Iterators and Generators

  • An iterator is an object that implements the iterator protocol.

    • In Python there is no keyword like protocol or interface to define a protocol.
    • In Python, magic methods are used to represent protocols.
    • The magic methods __iter__ and __next__ are the iterator protocol.
    class Fib(object):
        """Iterator"""
    
        def __init__(self, num):
            self.num = num
            self.a, self.b = 0, 1
            self.idx = 0
    
        def __iter__(self):
            return self
    
        def __next__(self):
            if self.idx < self.num:
                self.a, self.b = self.b, self.a + self.b
                self.idx += 1
                return self.a
            raise StopIteration()
  • A generator is an iterator in a syntax-simplified version.

    def fib(num):
        """Generator"""
        a, b = 0, 1
        for _ in range(num):
            a, b = b, a + b
            yield a
  • Generators evolve into coroutines.

    A generator object can use the send() method to send data, and the sent data becomes the value obtained by the yield expression in the generator function. In this way, generators can be used as coroutines.
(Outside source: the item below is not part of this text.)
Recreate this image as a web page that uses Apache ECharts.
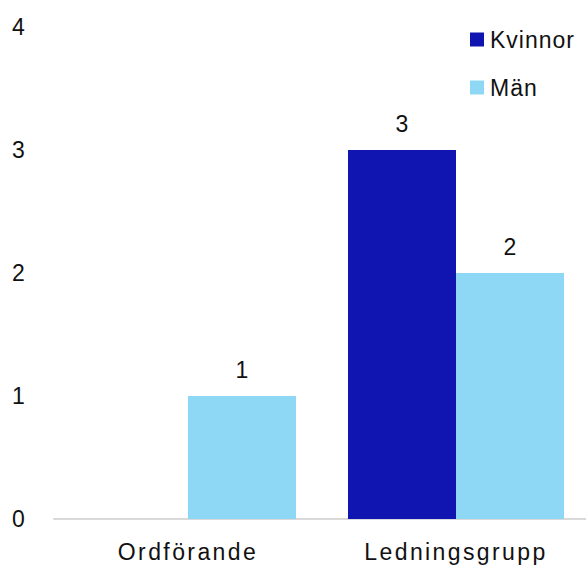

Simply speaking, coroutines are subprograms that can cooperate with each other.

    def calc_avg():
        """Calculate average value in a stream way"""
        total, counter = 0, 0
        avg_value = None
        while True:
            value = yield avg_value
            total, counter = total + value, counter + 1
            avg_value = total / counter
    
    
    gen = calc_avg()
    next(gen)
    print(gen.send(10))
    print(gen.send(20))
    print(gen.send(30))

Concurrent Programming

Python has three solutions for concurrent programming: multi-threading, multi-process, and asynchronous I/O. The good side of concurrent programming is that it can improve the execution efficiency of the program and improve user experience. The bad side is that concurrent programs are not easy to develop and debug, and to other programs they are not friendly either.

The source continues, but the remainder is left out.